C’est évidemment une ruse rhétorique de mes adversaires. M’accuser de dénigrer le « peuple corse » est une autre manière de donner à celui-ci une existence victimaire sympathique pour effacer la culpabilité des actes racistes et de leurs auteurs individuels. J’y sens le traditionnel fumet ethniciste relooké en élan compassionnel. Cette méthode prolonge en direction des « Corses » la culpabilité collective imputée aux habitants du quartier terrorisé. Or, pour moi, la responsabilité d’un acte est toujours individuelle. Et si j’admets, comme je le fais moi-même souvent dans l’analyse, que les conditions environnantes sociales culturelles et autres concourent évidemment à la formation des actes individuels, celles-ci ne peuvent fournir mieux que des circonstances atténuantes. Jamais des excuses ni des légitimations.

Je demande que l’on comprenne mon point de vue dans sa cohérence républicaine. On peut, de bon droit, ne pas la partager et même la combattre. Mais pourquoi se sentir obligé d’y ajouter des incriminations personnelles ? Pour moi il n’y a pas de « peuple corse ». Pour la raison qu’en République il n’y a qu’un seul « peuple », celui qui fait ensemble la loi qui s’applique à tous. Cette définition universaliste du peuple ne vise donc pas spécialement les Corses, les Picards, les Jurassiens ou qui vous voudrez. Elle s’applique à la définition de la République. Cela n’empêche évidemment pas de dire que le corse est une langue, qu’elle doit être librement enseignée et pratiquée sans créer de droits spécifiques à ses locuteurs bien sûr, qu’il y a une culture et une histoire singulière corse qui doivent être respectées et que de très nombreuses personnes s’y sentent intimement liées. Me sentant à la fois méditerranéen et Franc-Comtois, je connais la sensibilité de ces attaches. Mais cela n’a rien à voir avec la définition du peuple politique. L’unité du peuple et de la communauté légale ne peuvent se dissocier. Elles forment la pierre d’angle de la légitimité de la loi. C’est pourquoi si notre République s’est proclamée « une et indivisible », ce n’est pas à ses frontières qu’elle pensait mais surtout au peuple qui la constitue.

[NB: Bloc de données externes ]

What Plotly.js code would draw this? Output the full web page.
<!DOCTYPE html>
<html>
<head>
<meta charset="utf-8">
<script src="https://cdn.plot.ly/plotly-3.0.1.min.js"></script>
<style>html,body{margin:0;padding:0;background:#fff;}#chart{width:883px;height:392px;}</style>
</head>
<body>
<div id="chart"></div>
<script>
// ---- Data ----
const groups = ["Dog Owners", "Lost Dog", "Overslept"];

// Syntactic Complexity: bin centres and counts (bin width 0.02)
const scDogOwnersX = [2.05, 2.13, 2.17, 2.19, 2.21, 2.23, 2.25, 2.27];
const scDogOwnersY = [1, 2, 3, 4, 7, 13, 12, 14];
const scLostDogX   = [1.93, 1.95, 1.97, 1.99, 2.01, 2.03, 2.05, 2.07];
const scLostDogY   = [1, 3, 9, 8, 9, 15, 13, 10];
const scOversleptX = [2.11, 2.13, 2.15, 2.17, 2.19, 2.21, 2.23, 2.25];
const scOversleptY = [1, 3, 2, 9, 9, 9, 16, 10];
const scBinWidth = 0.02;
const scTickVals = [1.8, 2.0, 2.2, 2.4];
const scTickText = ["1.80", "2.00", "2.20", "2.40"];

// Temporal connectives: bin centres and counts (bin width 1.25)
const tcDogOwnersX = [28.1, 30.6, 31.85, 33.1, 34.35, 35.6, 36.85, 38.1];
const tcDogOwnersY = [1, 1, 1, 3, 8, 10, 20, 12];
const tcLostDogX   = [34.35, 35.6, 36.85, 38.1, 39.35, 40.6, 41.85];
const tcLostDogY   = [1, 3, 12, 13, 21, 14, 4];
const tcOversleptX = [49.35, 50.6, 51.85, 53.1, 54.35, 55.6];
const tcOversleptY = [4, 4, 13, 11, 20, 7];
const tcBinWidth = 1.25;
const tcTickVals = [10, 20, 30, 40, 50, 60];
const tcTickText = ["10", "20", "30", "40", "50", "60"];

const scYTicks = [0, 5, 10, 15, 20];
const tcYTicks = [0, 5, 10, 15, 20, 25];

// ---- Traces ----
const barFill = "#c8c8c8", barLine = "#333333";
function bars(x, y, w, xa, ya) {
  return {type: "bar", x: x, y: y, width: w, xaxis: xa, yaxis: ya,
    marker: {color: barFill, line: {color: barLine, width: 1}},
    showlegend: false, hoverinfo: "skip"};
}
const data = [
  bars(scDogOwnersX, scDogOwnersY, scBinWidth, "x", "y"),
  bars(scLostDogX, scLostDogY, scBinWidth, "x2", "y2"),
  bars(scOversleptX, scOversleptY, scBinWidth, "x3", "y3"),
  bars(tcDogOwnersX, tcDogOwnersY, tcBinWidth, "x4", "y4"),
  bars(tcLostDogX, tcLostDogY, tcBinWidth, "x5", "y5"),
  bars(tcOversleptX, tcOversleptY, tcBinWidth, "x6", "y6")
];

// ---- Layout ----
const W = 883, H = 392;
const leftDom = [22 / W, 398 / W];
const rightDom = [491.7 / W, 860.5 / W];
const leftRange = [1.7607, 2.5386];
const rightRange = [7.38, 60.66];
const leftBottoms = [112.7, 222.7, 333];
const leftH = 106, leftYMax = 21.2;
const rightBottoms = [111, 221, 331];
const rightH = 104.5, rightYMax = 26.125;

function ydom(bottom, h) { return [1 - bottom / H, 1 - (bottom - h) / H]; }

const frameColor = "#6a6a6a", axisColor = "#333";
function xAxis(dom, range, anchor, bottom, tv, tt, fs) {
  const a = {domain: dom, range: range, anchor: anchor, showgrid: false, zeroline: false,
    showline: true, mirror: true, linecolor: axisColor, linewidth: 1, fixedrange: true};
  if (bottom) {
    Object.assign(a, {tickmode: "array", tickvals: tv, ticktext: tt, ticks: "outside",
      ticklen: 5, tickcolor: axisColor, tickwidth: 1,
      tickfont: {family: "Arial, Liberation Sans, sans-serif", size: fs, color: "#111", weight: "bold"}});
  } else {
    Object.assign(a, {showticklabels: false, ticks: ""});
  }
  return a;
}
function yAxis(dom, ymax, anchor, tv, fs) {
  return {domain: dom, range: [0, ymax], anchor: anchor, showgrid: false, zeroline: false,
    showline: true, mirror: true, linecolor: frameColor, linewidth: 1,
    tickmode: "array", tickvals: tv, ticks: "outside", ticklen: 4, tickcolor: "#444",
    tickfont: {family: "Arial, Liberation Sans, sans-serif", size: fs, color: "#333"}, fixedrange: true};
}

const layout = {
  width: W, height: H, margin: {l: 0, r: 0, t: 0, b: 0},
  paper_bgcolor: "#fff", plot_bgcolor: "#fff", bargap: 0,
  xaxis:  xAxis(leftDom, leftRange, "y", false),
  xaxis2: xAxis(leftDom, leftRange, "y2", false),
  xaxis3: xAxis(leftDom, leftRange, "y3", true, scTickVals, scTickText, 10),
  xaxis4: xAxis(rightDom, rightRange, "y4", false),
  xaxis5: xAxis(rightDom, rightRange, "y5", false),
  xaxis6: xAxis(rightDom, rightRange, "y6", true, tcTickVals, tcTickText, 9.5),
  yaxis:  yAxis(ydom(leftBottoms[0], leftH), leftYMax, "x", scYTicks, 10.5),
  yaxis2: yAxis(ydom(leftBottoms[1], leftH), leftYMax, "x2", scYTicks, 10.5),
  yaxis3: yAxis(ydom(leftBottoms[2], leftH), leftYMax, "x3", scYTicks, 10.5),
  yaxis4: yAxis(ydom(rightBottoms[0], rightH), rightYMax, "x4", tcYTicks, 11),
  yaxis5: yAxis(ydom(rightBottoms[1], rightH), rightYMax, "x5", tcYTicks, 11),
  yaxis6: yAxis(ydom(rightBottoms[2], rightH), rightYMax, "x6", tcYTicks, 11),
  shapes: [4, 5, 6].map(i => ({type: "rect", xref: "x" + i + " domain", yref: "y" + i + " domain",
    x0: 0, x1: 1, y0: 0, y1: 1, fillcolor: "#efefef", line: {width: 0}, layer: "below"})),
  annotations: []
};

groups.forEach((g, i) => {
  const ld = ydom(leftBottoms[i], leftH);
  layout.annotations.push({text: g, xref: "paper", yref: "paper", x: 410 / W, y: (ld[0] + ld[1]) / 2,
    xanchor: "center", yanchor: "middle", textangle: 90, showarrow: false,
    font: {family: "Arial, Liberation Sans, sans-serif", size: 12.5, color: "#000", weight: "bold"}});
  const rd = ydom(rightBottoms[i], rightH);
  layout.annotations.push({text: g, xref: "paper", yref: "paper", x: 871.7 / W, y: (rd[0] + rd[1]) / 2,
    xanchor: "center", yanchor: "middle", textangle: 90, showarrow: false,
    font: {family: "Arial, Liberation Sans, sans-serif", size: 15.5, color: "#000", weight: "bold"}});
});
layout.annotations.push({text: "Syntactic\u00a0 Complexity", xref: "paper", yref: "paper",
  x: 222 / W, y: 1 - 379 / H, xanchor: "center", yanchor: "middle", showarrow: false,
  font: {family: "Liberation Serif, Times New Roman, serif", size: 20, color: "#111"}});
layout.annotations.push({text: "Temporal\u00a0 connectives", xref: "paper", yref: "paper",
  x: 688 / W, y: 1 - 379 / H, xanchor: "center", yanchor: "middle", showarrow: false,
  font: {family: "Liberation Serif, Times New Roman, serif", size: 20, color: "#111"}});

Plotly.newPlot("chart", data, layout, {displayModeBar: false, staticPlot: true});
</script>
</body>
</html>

Ceci nous ramène à Valls et Hollande et à leur réforme de la nationalité française. Eux vont fabriquer un statut de « Français de souche », à qui on ne peut retirer la nationalité, au prétexte de « punir » des terroristes à qui on pourrait la retirer. Ainsi serait créée la catégorie des Français « étrangers de souche », « les binationaux » fabriqués par la trouvaille de Hollande empruntée aux Le Pen. Mais on va voir, bientôt, que pour les définir il va falloir avancer loin en infamie. Car être binational ce n’est pas un statut. Ce n’est pas autre chose qu’une situation de fait. Il faut donc la prouver. De plus, elle n’est pas toujours établie par la possession concrète de deux passeports. Il va donc falloir que l’on définisse à partir de combien de générations quelqu’un qui reçoit sa deuxième nationalité par le droit du sang dans un autre pays n’est plus considéré comme binational par la France. Le régime de Vichy a essayé de régler ce problème. Donc Valls pourra lui emprunter ses trouvailles. Bon appétit !

Le fond de cette affaire, une fois de plus, est le même que dans tant de polémiques qui nous ont opposés dans le passé à l’extrême droite, aux communautaristes et aux ethnicistes en général. On gagne à en parler ouvertement et clairement plutôt qu’à se livrer à des concours de bien-pensance qui empêchent la réflexion libre et à des incriminations personnelles qui sonnent comme des menaces dont on veut espérer que personne ne veuille l’issue.